I’d left the computer running when I left the room. When I returned, it hit me how loud the noise was. Whatever that computer was doing, it was working hard.
Unfortunately it was doing nothing. That’s never a good sign. Computers that aren’t doing anything, shouldn’t be running their fans at full speed. It was time to operate.
After a little digging around in the case, I identified the four points on the motherboard where fans connect. One was taken up by the back case fan, one by the processor heat sink, the heat sink was also connected to a second point, and finally, the three front case fans that were making all the noise were connected to the final port.
Except they weren’t. Two of the three front case fans were attached to the motherboard. The third fan, was connected directly to the power supply. No wonder it was running at full speed. It was simply connected to power without any speed control. Hanging down from the top of the box was an empty socket on a piece of wire. It looked exactly like the socket the fans were attached to. Sure enough that wire was also connected to the other two front fans. Clearly somebody had wired something up wrong.

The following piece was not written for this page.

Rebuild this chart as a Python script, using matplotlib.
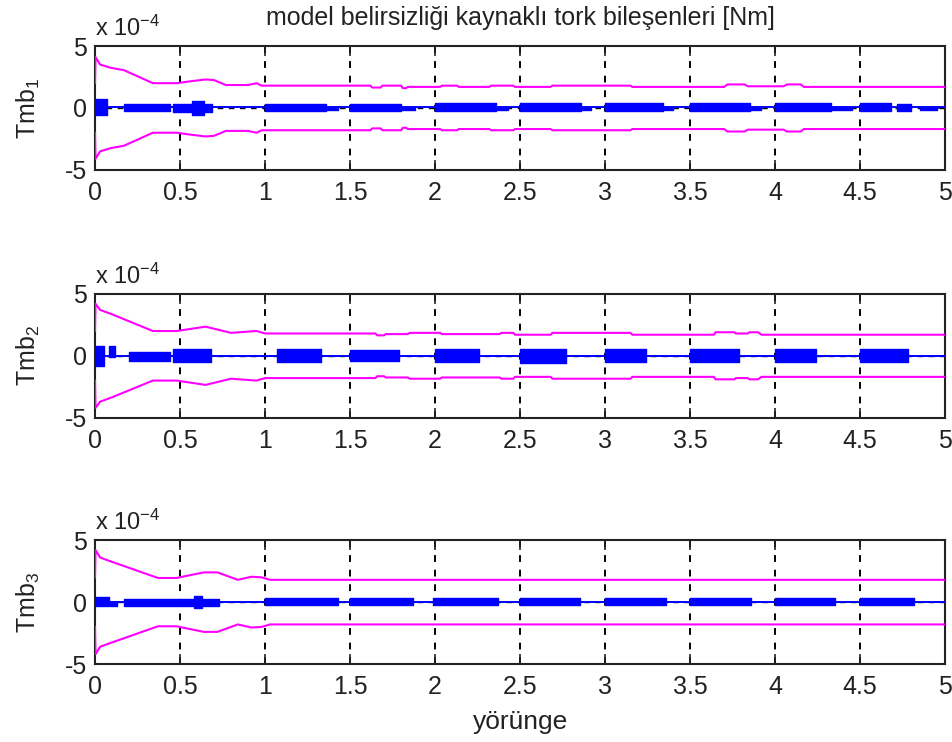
import matplotlib
matplotlib.use("Agg")
import matplotlib.pyplot as plt
import numpy as np

plt.rcParams['font.family'] = ['Liberation Sans', 'DejaVu Sans']
plt.rcParams['mathtext.default'] = 'regular'

# ---------------- data (values in units of 1e-4 Nm) ----------------
title = "model belirsizliği kaynaklı tork bileşenleri [Nm]"
xlabel = "yörünge"
ylabels = ["Tmb$_1$", "Tmb$_2$", "Tmb$_3$"]
xticks = [0, 0.5, 1, 1.5, 2, 2.5, 3, 3.5, 4, 4.5, 5]
xtick_labels = ["0", "0.5", "1", "1.5", "2", "2.5", "3", "3.5", "4", "4.5", "5"]
yticks = [-5, 0, 5]

# upper uncertainty bound (lower bound is its mirror image)
bound1_t = [0, 0.003, 0.03, 0.09, 0.17, 0.34, 0.48, 0.56, 0.65, 0.70, 0.77, 0.90, 0.95, 0.98,
            1.62, 1.63, 1.68, 1.69, 1.80, 1.81, 1.83, 1.84, 2.03, 2.04, 2.13, 2.14, 2.32, 2.33,
            2.46, 2.47, 2.68, 2.69, 3.15, 3.16, 3.70, 3.72, 3.82, 3.84, 4.05, 4.07, 4.15, 4.17, 5.0]
bound1_v = [2.0, 4.1, 3.5, 3.25, 3.05, 2.0, 2.0, 2.15, 2.3, 2.25, 1.85, 1.85, 2.0, 1.8,
            1.8, 1.65, 1.65, 1.8, 1.8, 1.6, 1.6, 1.7, 1.7, 1.8, 1.8, 1.7, 1.7, 1.8,
            1.8, 1.7, 1.7, 1.8, 1.8, 1.7, 1.7, 1.9, 1.9, 1.75, 1.75, 1.9, 1.9, 1.7, 1.7]

bound2_t = [0, 0.003, 0.03, 0.10, 0.34, 0.48, 0.65, 0.80, 0.95, 1.0, 1.65, 1.66, 1.70, 1.71,
            1.84, 1.85, 2.03, 2.04, 2.38, 2.39, 2.46, 2.47, 2.68, 2.69, 3.15, 3.16, 3.64, 3.65,
            3.76, 3.77, 3.84, 3.85, 3.90, 3.92, 5.0]
bound2_v = [2.0, 4.2, 3.7, 3.35, 2.0, 2.0, 2.35, 1.85, 2.0, 1.8, 1.8, 1.65, 1.65, 1.75,
            1.75, 1.85, 1.85, 1.75, 1.75, 1.85, 1.85, 1.7, 1.7, 1.85, 1.85, 1.7, 1.7, 1.9,
            1.9, 1.8, 1.8, 1.9, 1.9, 1.7, 1.7]

bound3_t = [0, 0.003, 0.03, 0.09, 0.37, 0.48, 0.55, 0.64, 0.72, 0.84, 0.92, 0.98, 1.03, 5.0]
bound3_v = [2.0, 4.2, 3.6, 3.3, 1.95, 1.95, 2.15, 2.4, 2.4, 1.8, 2.05, 2.0, 1.8, 1.8]

# blue signal: dense oscillation blocks (start, end, upper envelope, lower envelope)
blk1_start = [0.0, 0.17, 0.46, 0.57, 0.64, 1.0, 1.36, 1.5, 1.80, 2.0, 2.36, 2.5, 2.86, 3.0, 3.34, 3.5, 3.85, 4.0, 4.33, 4.5, 4.72, 4.85]
blk1_end   = [0.07, 0.44, 0.57, 0.64, 0.69, 1.36, 1.43, 1.8, 1.88, 2.36, 2.43, 2.86, 2.92, 3.34, 3.40, 3.85, 3.92, 4.33, 4.45, 4.68, 4.80, 4.95]
blk1_hi    = [0.7, 0.3, 0.35, 0.55, 0.35, 0.35, 0.0, 0.35, 0.0, 0.37, 0.0, 0.37, 0.0, 0.37, 0.0, 0.37, 0.0, 0.37, 0.0, 0.37, 0.35, 0.0]
blk1_lo    = [-0.6, -0.25, -0.35, -0.58, -0.3, -0.25, -0.2, -0.25, -0.2, -0.24, -0.2, -0.24, -0.2, -0.24, -0.2, -0.24, -0.2, -0.24, -0.2, -0.24, -0.24, -0.15]

blk2_start = [0.0, 0.08, 0.20, 0.46, 1.07, 1.5, 2.0, 2.5, 3.0, 3.5, 4.0, 4.5]
blk2_end   = [0.05, 0.12, 0.44, 0.68, 1.33, 1.79, 2.26, 2.77, 3.24, 3.79, 4.24, 4.78]
blk2_hi    = [0.75, 0.75, 0.3, 0.55, 0.58, 0.5, 0.58, 0.58, 0.58, 0.58, 0.58, 0.58]
blk2_lo    = [-0.85, -0.1, -0.45, -0.5, -0.5, -0.45, -0.5, -0.55, -0.5, -0.5, -0.5, -0.5]

blk3_start = [0.0, 0.09, 0.17, 0.58, 1.0, 1.5, 1.99, 2.5, 3.0, 3.5, 4.0, 4.5]
blk3_end   = [0.08, 0.13, 0.73, 0.63, 1.43, 1.87, 2.37, 2.85, 3.36, 3.86, 4.35, 4.82]
blk3_hi    = [0.45, 0.05, 0.25, 0.5, 0.3, 0.3, 0.32, 0.32, 0.32, 0.32, 0.32, 0.32]
blk3_lo    = [-0.35, -0.3, -0.3, -0.45, -0.22, -0.22, -0.22, -0.22, -0.22, -0.22, -0.22, -0.22]

thin_level = [0.05, 0.0, 0.05]   # blue trace level between the dense blocks

bounds = [(bound1_t, bound1_v), (bound2_t, bound2_v), (bound3_t, bound3_v)]
blocks = [(blk1_start, blk1_end, blk1_hi, blk1_lo),
          (blk2_start, blk2_end, blk2_hi, blk2_lo),
          (blk3_start, blk3_end, blk3_hi, blk3_lo)]

# ---------------- figure ----------------
fig = plt.figure(figsize=(9.53, 7.42), dpi=100)
left, width = 0.0997, 0.892
bottoms = [0.771, 0.437, 0.105]
height = 0.167

scale = 1e-4
txt_col = '#222222'
for i in range(3):
    ax = fig.add_axes([left, bottoms[i], width, height])
    bt, bv = bounds[i]
    bt = np.array(bt)
    bv = np.array(bv) * scale
    # black dashed reference at zero
    ax.plot([0, 5], [0, 0], color='black', ls=(0, (4, 4)), lw=1.0, zorder=2)
    # thin blue trace
    ax.plot([0, 5], [thin_level[i] * scale, thin_level[i] * scale], color='#0000ff', lw=1.4, zorder=3)
    s, e, hi, lo = blocks[i]
    for k in range(len(s)):
        ax.fill_between([s[k], e[k]], [lo[k] * scale] * 2, [hi[k] * scale] * 2,
                        color='#0000ff', lw=1.0, edgecolor='#0000ff', zorder=3)
    ax.plot(bt, bv, color='#ff00ff', lw=1.5, zorder=4)
    ax.plot(bt, -bv, color='#ff00ff', lw=1.5, zorder=4)

    ax.set_xlim(0, 5)
    ax.set_ylim(-5 * scale, 5 * scale)
    ax.set_xticks(xticks)
    ax.set_xticklabels(xtick_labels)
    ax.set_yticks([v * scale for v in yticks])
    ax.set_yticklabels([str(v) for v in yticks])
    for xv in xticks[1:-1]:
        ax.axvline(xv, color='black', ls=(0, (3.5, 4)), lw=1.4, zorder=1)
    ax.tick_params(direction='in', top=True, right=True, length=7, width=1.2,
                   labelsize=18, colors=txt_col)
    ax.tick_params(axis='x', pad=8)
    ax.tick_params(axis='y', pad=6)
    for sp in ax.spines.values():
        sp.set_linewidth(1.5)
        sp.set_color(txt_col)
    ax.set_ylabel(ylabels[i], fontsize=18, color=txt_col, labelpad=16)
    ax.text(0.0, 1.04, 'x 10$^{-4}$', transform=ax.transAxes, ha='left', va='bottom',
            fontsize=17, color=txt_col)
    if i == 0:
        ax.set_title(title, fontsize=18, color=txt_col, pad=15)
    if i == 2:
        ax.set_xlabel(xlabel, fontsize=19, color=txt_col, labelpad=8)

fig.savefig("out.png", dpi=100)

I connected the third fan to the same wire as the other two and rebooted the machine. The third fan didn’t light up and start spinning.
Is this why that fan was connected to power? Perhaps there isn’t enough power coming out of the fan ports to run three fans. Google time. This seems to be a problem common to those who build PCs. There is a power limit to those ports, but I was nowhere near mine.
So there wasn’t a problem with the fan. I could get two to run at the front, and it didn’t matter which two. Then it hit me. It’s the triple adapter they’ve used to plug them in. When trying to run different combinations of two fans, I hadn’t actually connected either of the two working fans to the socket that the third one didn’t work in. I tried it, and they didn’t work. IT’S THE WIRE!
The only thing that worries me is how the person building the thing didn’t try that out themselves.